The system consists of two separate inverters, called load control modules (LCM1 and LCM2). The LCM1 acts as a grid connect inverter, including the integrated protective relaying that most electric utilities require in order to allow a microturbine generator to be interconnected with their system. LCM1 is also bidirectional, allowing power flow either to or from the utility bus. The LCM2 acts as a stand-alone inverter, meaning that it is providing voltage to the critical loads regardless of what the utility bus voltage is doing. Internal to the Hybrid UPS system is a DC connection that ties LCM1 and LCM2 together, but it also allows power to come from the microturbine generator and an external battery storage system.
In the UPS mode of operation, power flows from the utility bus through LCM1 to the internal DC connection and then back out through LCM2 to power the critical loads. This is exactly as a traditional double-conversion UPS system would operate. However, the Hybrid UPS adds another mode of operation called “High Efficiency Mode.” In this mode, the microturbine generator is turned on and supplies power to the critical AC bus through LCM2. Typically, this microturbine will also be part of a CHP or CCHP system providing high-efficiency power that can reduce customer energy requirements. These systems achieve their highest efficiency, and therefore best economic payback, when they are following the thermal requirements of the CHP or CCHP system.
The Hybrid UPS design allows for thermal load following and does not require that the microturbine produce exactly the amount of power required by the critical load.

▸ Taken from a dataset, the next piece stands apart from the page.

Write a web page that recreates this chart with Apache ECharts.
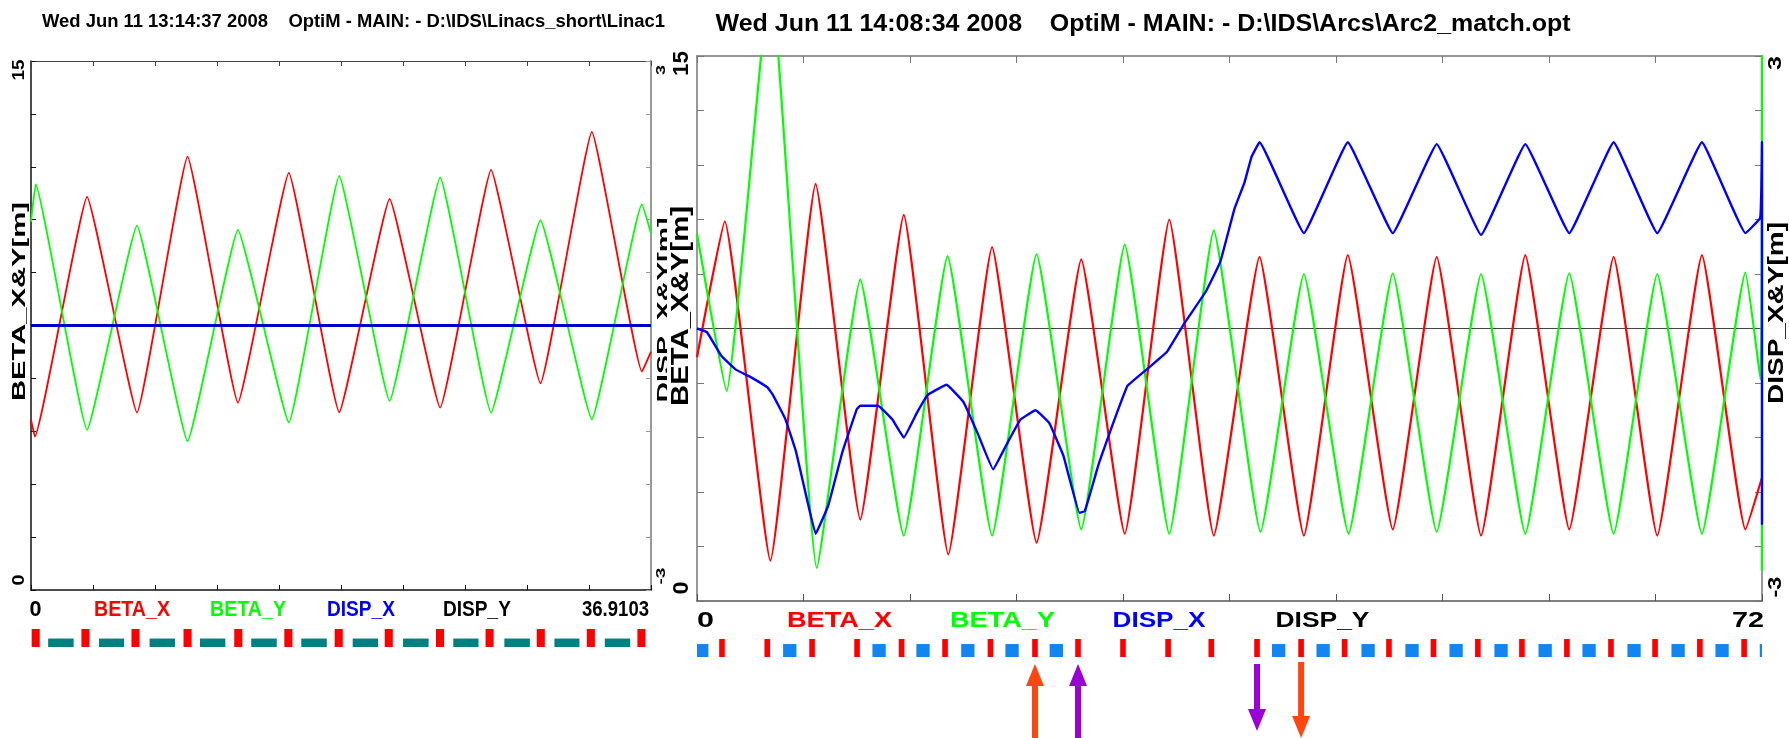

This is because LCM1 allows power to flow out to the noncritical part of the distribution system or can pull power in from the utility as needed to match the critical load requirements.
The third mode is “Emergency Mode,” in which the microturbine generator and/or the external battery source can supply power to the critical load when utility power is unavailable. There is seamless transfer between all these modes so that critical loads do not experience voltage fluctuations that can impact sensitive data center or telecommunications equipment.